His feminist credentials were a bit cloying as well. I regret that about myself. It's sexist, right? To distrust a male spouting feminism. I struggle with guilt about this. Jim Schroeder did confess to male chauvinistic behavior in high school when he "dated his fair share of bimbos." He itemized a couple. He used the word "bimbo." That made him seem a bit more local to me, actually.

Then came this tender confession "that I never seemed to solve: cleaning up and dressing up the kids when Pat was unavailable." He clucks on about a photo of the Schroeders at Christmas with President and Mrs. Carter with the children looking "like urchins from a Dickens's novel."

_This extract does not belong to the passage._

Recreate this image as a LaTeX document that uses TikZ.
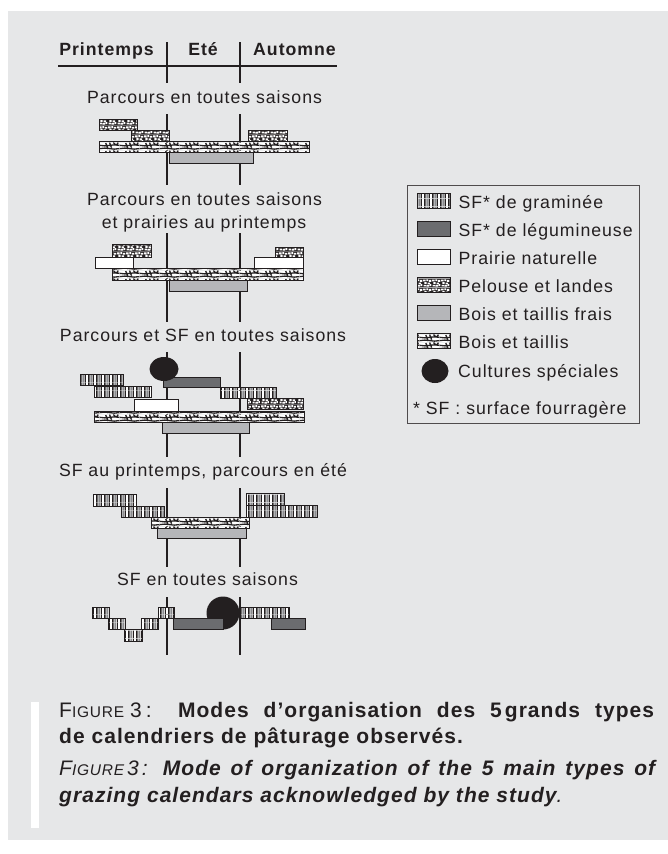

Come on. This is an international lawyer who, presumably, is capable of dressing himself. He can't figure out how to locate appropriate clothing for his children to meet the president --- and he gets a pass on this?

Dang. It's not rank at all. It's right back to gender. No politicial wife would get a pass on urchin-looking children at a presidential greet and flash. Michelle Obama would not get a pass for that.

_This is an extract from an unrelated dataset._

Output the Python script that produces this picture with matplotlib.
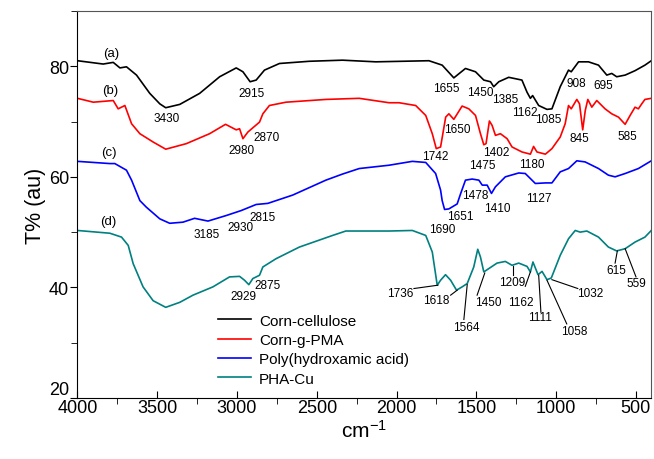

Then just when I'd about given up and turned the Kindle back to The Tipping Point Jim does come up with a teeny bit of tattling. (Why did he think I downloaded?) Jim dropped the dime on Bob Dole's failure to actively support Elizabeth Dole's stab at the Republican nomination. That would have been fun to flesh out at one of those long-winded affairs where the spouses are otherwise disposed and there's too long of a line at the bar to get another unobtrusively.  That's the kind of story I want during those dinners where I usually can only say "Oh," a lot and, "My."

But then Pat's husband went and ruined it by praising Bill Clinton as "a terrific asset in [Hillary Clinton's] historic campaign." Puke. I love Hillary Clinton. I loved her as a political spouse. I loved Bill Clinton. Would have voted for him a third time if given a chance. But who are these husbands kidding? Bill was a millstone around his wife's neck from start to go.

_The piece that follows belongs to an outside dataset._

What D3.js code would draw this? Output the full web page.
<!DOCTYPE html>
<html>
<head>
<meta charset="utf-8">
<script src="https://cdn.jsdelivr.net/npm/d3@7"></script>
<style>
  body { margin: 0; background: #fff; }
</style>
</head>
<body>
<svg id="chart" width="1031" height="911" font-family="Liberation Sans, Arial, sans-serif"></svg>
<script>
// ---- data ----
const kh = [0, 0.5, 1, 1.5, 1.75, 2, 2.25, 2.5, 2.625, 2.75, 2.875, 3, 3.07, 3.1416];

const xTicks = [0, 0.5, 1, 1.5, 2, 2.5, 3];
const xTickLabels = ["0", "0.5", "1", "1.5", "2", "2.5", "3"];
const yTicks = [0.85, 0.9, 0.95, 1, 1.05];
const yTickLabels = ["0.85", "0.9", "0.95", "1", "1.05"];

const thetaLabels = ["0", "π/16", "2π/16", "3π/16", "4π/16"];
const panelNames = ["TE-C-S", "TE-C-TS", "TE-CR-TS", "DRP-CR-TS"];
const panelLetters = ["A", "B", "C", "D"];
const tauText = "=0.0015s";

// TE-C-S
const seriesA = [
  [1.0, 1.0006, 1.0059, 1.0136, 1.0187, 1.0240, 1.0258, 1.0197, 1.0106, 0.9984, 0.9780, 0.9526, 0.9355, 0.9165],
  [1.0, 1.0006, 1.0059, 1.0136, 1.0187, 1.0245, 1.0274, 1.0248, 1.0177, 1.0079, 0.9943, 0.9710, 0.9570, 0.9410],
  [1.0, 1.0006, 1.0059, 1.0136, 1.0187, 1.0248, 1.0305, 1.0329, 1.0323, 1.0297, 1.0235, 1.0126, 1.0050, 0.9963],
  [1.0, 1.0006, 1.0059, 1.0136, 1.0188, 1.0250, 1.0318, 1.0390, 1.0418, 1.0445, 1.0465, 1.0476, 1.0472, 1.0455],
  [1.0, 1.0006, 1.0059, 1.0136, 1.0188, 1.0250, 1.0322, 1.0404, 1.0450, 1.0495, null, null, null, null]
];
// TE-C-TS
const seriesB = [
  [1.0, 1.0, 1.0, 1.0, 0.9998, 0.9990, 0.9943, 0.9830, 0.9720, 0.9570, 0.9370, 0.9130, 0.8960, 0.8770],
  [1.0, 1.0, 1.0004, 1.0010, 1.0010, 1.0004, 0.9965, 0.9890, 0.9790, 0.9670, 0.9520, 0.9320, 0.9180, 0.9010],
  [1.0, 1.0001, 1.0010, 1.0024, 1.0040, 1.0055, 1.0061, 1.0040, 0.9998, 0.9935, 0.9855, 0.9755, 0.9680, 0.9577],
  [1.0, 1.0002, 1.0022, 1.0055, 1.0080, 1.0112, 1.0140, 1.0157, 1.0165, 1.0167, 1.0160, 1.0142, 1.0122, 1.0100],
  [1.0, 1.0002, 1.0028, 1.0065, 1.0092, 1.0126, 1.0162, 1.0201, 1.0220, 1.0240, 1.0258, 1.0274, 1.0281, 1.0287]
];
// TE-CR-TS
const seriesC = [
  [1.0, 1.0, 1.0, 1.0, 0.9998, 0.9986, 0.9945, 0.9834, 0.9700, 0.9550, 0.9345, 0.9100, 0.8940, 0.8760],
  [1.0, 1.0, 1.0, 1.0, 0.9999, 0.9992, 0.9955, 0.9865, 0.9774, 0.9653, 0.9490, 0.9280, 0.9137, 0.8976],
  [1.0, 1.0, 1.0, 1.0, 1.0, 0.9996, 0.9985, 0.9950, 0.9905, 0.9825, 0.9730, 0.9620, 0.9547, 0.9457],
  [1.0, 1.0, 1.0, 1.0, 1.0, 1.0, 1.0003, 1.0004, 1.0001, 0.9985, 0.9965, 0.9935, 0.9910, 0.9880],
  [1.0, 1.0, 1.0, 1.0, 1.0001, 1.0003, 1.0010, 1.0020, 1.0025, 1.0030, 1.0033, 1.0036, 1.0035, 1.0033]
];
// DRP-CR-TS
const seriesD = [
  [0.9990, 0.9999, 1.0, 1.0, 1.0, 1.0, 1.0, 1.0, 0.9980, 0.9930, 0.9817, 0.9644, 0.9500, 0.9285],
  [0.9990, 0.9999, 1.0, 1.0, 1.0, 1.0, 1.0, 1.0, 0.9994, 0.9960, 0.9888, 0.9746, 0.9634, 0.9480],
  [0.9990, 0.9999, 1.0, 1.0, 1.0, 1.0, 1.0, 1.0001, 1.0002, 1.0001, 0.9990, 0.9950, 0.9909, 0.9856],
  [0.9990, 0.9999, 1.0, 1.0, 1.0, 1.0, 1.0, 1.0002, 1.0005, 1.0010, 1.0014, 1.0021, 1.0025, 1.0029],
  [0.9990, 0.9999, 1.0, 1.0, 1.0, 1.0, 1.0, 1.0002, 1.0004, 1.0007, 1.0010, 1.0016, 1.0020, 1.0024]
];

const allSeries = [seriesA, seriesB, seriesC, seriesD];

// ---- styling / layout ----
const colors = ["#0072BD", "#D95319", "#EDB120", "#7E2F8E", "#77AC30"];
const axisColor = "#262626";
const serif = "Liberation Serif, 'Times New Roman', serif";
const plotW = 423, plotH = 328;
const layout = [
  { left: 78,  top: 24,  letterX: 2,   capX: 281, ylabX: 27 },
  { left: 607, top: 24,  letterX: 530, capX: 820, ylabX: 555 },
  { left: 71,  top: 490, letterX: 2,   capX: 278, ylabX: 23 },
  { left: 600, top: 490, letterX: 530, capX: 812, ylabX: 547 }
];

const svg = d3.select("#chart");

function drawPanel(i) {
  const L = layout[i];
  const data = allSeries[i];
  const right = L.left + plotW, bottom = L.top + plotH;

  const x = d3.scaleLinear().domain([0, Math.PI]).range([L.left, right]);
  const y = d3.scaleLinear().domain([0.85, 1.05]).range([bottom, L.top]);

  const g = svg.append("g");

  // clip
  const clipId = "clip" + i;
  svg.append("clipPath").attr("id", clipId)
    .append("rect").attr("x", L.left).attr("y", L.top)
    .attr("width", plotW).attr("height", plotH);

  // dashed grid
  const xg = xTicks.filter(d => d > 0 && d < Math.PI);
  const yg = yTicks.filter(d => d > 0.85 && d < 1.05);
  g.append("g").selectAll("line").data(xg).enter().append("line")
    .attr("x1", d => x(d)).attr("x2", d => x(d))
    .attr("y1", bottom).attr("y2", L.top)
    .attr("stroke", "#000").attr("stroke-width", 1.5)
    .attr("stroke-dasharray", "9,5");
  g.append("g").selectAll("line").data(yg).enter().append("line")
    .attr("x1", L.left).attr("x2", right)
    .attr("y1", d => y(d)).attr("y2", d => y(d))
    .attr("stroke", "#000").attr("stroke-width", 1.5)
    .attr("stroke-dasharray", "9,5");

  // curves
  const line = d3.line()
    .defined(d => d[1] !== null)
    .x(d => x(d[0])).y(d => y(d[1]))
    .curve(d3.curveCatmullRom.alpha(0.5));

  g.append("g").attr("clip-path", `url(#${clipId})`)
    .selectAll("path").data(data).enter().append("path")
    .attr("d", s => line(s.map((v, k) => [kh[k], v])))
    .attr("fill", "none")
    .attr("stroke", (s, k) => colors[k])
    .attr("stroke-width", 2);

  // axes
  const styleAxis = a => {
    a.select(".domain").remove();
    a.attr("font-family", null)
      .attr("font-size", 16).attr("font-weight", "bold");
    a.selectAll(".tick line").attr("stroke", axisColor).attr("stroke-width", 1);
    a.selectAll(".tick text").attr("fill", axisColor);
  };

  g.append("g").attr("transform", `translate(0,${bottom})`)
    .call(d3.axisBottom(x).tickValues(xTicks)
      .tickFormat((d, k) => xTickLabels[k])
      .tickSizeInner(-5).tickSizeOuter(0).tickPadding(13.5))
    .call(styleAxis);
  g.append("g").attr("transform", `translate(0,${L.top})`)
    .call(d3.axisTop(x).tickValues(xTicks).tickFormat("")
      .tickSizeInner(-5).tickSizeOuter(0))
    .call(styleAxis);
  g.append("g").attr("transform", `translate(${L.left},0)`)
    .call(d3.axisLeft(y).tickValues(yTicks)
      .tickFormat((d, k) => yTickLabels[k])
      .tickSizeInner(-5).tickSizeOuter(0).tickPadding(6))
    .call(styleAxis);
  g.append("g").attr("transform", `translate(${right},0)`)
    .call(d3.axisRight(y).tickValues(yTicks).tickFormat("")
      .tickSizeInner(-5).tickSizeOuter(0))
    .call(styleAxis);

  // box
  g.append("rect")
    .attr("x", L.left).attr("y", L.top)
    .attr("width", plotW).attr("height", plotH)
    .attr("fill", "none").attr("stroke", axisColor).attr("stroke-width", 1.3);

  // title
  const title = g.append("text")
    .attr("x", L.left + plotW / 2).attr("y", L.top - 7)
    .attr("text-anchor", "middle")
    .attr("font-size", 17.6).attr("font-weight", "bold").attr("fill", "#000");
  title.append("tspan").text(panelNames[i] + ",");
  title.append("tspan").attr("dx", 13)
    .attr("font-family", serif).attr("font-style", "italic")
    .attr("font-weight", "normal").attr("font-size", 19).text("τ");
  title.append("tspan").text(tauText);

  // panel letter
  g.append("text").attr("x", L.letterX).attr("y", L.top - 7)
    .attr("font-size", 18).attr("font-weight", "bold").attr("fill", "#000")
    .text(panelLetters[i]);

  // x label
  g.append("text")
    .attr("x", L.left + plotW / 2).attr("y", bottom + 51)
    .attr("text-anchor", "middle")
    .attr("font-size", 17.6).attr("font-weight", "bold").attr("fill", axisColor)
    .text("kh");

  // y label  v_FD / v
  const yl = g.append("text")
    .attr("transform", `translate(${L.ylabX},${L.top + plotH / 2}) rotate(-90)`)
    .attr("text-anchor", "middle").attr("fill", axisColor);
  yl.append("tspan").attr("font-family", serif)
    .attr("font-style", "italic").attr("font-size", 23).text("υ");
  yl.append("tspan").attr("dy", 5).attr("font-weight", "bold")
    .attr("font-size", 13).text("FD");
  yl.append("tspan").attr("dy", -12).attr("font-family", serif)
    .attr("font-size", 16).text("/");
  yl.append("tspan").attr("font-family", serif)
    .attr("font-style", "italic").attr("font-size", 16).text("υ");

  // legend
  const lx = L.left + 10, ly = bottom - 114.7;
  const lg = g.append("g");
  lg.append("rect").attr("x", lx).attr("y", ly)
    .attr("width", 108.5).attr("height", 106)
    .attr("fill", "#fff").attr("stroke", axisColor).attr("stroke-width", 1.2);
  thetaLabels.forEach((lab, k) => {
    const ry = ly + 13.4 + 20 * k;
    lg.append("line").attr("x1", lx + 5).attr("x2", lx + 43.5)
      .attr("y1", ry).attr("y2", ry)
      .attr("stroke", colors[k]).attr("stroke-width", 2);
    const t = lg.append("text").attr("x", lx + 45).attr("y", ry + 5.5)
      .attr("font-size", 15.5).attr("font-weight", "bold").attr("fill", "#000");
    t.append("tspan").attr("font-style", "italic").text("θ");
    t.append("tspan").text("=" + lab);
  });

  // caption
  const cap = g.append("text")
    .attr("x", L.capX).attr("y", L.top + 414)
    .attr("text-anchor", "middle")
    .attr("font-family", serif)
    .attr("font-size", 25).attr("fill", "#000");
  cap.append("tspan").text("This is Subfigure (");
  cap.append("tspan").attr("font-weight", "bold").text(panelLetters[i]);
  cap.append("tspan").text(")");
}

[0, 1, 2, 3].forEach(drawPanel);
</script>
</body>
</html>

So I was already puking before the (spoiler alert) Follow the Golden Rule ending. Turns out this memoir is a cautionary tale of dual career families when the wife holds the primary career. A small market you would think, but in a funny little chapter near this golden rule ending, Schroeder finally slips in a little bit of tongue. He introduces Charles Horner.

Horner founded the nebulous Dennis Thatcher Society for husbands who remain obscure behind their wives success. Charles Horner knighted Jim Schroeder into the society when called by a Washington Post reporter who had heard of what may or may not have been pure whimsy at that point in time -- this is never made explicit by Schroeder.

Ultimately Horner and Schroeder met and even a few times convened with appropriate members who could meet their rules which included always meeting at a club where they could sign the bill off to one of their wives. Their slogan was, "yes, dear."

And, "The element of obscurity was crucial," Schroeder wrote, "As Horner once observed, 'Bob Dole couldn't possibly be a member.'"

Now that's the kind of stuff I'm talking about. You come on over to my table, Mr. Horner, sit down right here by me.